Diketahui, KPK telah menetapkan Damayanti sebagai tersangka kasus dugaan suap terkait proyek di Kemen PUPR. Anggota Komisi V DPR dari Dapil Jawa Tengah itu disangka telah menerima suap dari Direktur Utama PT WTU, Abdul Khoir. KPK menduga Damayanti dijanjikan uang sebesar SGD 404,000 untuk 'mengurus' proyek di Kemen PUPR.
Suap diduga diberikan kepada Damayanti secara bertahap, melalui stafnya yang bernama Dessy A. Edwin serta Julia Prasetyarini alias Uwi. KPK kemudian berhasil membongkar kasus ini setelah melakukan Operasi Tangkap Tangan pada Rabu malam, 13 Januari 2016.

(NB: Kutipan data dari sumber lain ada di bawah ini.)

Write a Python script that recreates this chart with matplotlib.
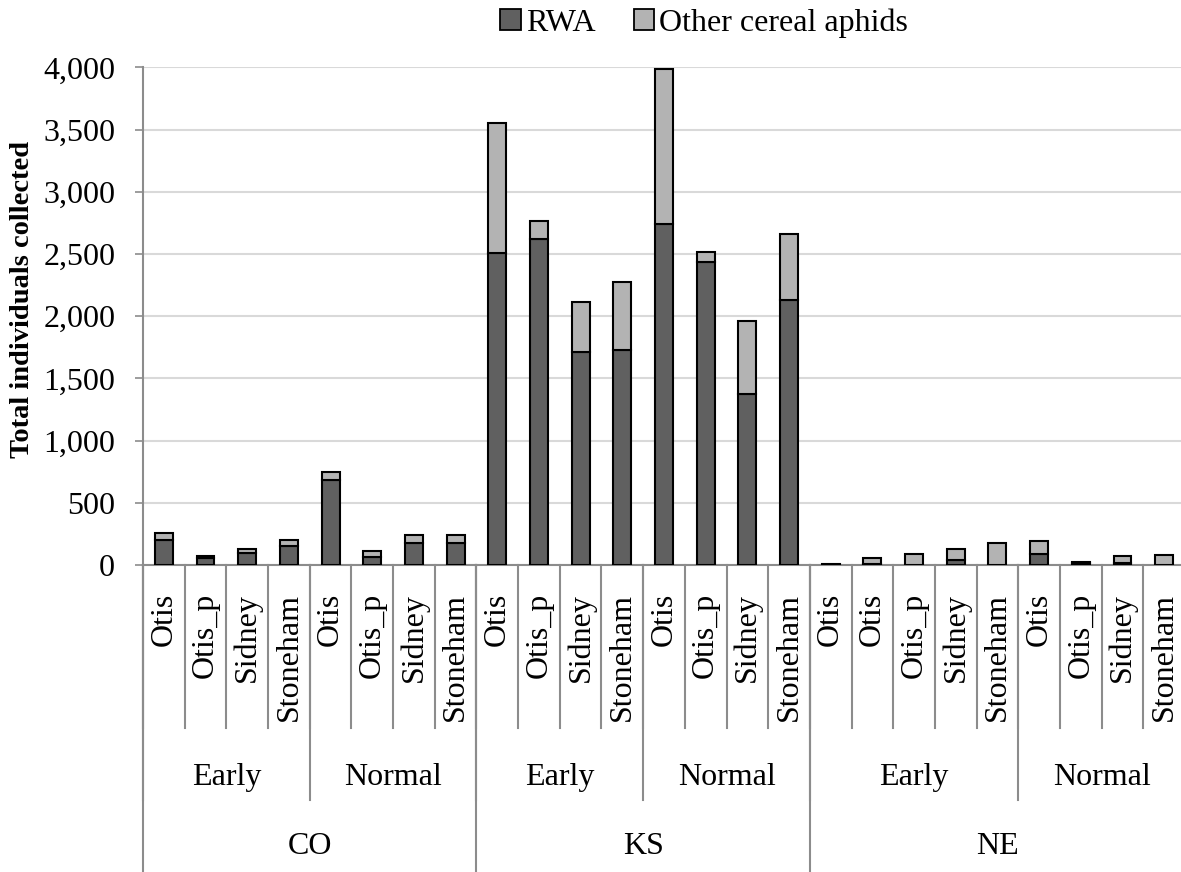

Sebagai pihak yang diduga penerima suap, Damayanti, Dessy dan Uwi disangka telah melanggar Pasal 12 huruf a atau Pasal 12 huruf b atau Pasal 11 Undang-undang Nomor 31 Tahun 1999 tentang Pemberantasan Tindak Pidana Korupsi sebagaimana telah diubah dengan Undang-undang Nomor 20 Tahun 2001 juncto Pasal 55 ayat (1) ke-1 KUHP.
Sementara Abdul Khoir, selaku pihak yang diduga memberikan suap, disangka telah melanggar Pasal 5 ayat 1 huruf a atau Pasal 5 ayat 1 huruf b atau Pasal 13 Undang-undang Nomor 31 Tahun 1999 tentang Pemberantasan Tindak Pidana Korupsi sebagaimana telah diubah dengan Undang-undang Nomor 20 Tahun 2001 juncto Pasal 55 ayat (1) ke-1 KUHP.